Das Mobiliar aus unserer Loheland-Tischlerei
Ein essenzieller Bestandteil dieses Modells ist das speziell angefertigte Mobiliar, das in unserer eigenen Loheland-Tischlerei gefertigt wird. Die Möbel sind nicht statisch, sondern flexibel gestaltet, sodass sie leicht umgestellt werden können und verschiedene Lern- und Bewegungsformen unterstützen. Dazu können gehören:
- Steh- und Sitzpulte, die den Wechsel zwischen Sitzen und Stehen ermöglichen
- Ergonomische, bewegliche Bänke, die kleine, natürliche Bewegungen während des Sitzens fördern
- Mehrzweckmöbel, die sowohl als Sitzgelegenheit als auch als Stauraum oder Tische genutzt werden können
- Niedrige Tische und Hocker, die bodennahes Arbeiten ermöglichen, um verschiedene Körperhaltungen im Lernprozess einzubinden
Dieses Mobiliar fördert nicht nur eine gesunde Körperhaltung, sondern unterstützt auch den aktiven, kreativen und flexiblen Unterrichtsansatz.

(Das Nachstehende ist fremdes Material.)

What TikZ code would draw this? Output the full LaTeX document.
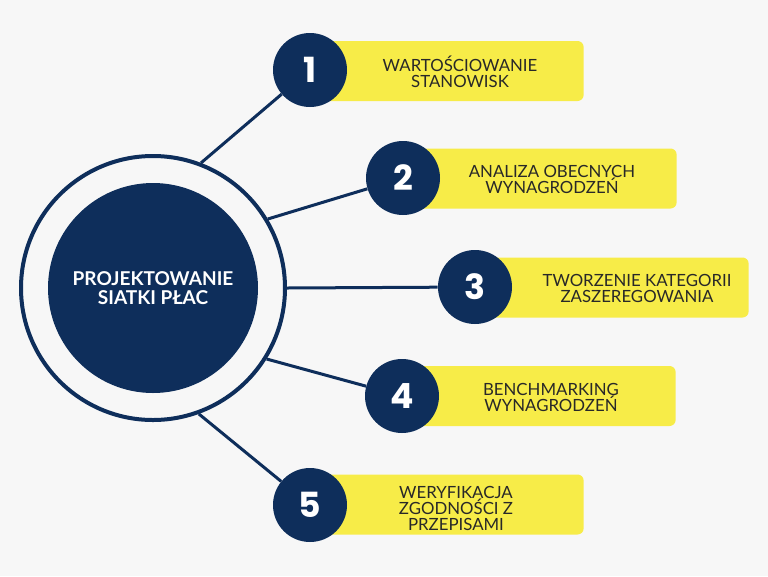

Die Bedeutung der Bewegung für die Sinnesentwicklung und das Lernen
Bewegung ist essenziell für die Sinnesentwicklung und spielt eine Schlüsselrolle beim Lernen. Durch Bewegung werden verschiedene Sinne gleichzeitig angesprochen: der Gleichgewichtssinn, der Tastsinn und die Tiefensensibilität. Diese sensorische Integration führt dazu, dass Lerninhalte nicht nur kognitiv erfasst, sondern auch emotional und körperlich verankert werden.
Das bewegte Lernen sorgt dafür, dass Wissen nicht nur „verstanden“, sondern verinnerlicht wird. Ein Kind, das mathematische Konzepte durch rhythmische Schritte oder geometrische Formen durch Körperbewegungen erlebt, speichert diese Informationen viel nachhaltiger ab. Die Aktivierung des gesamten Körpers beim Lernen trägt dazu bei, dass sich Lerninhalte tief im Gedächtnis verankern.
Unsere individuelle Weiterentwicklung des bewegten Klassenzimmers
In unserer Waldorfschule haben wir das Modell des bewegten Klassenzimmers weiterentwickelt, indem wir nicht nur das Mobiliar und die Raumgestaltung an die Bedürfnisse der Kinder angepasst haben, sondern auch den Lernraum in die Natur erweitern. Unser natürliches Umfeld – insbesondere der Wald – ist ein fester Bestandteil der Lernerfahrungen geworden.
Der Wald dient uns dabei nicht nur als Erweiterung des Klassenzimmers, sondern oft als eigenständiges „grünes Klassenzimmer“. Hier finden Unterrichtseinheiten statt, die Bewegung mit Naturerfahrungen verbinden. Beispielsweise werden Mathematikaufgaben durch das Sammeln und Ordnen von Naturmaterialien veranschaulicht, Geschichten und Gedichte durch Bewegungsspiele im Wald erlebt oder biologische Themen direkt vor Ort erforscht.
Diese Kombination aus bewegtem Lernen und direkter Naturerfahrung stärkt nicht nur die kognitive Entwicklung, sondern auch das Umweltbewusstsein und die Verbindung zur natürlichen Umgebung. Das Zusammenspiel von individuell gestaltetem Mobiliar, flexibler Raumgestaltung und dem Einbeziehen der Natur schafft eine Lernumgebung, die ganzheitliches, nachhaltiges Lernen ermöglicht.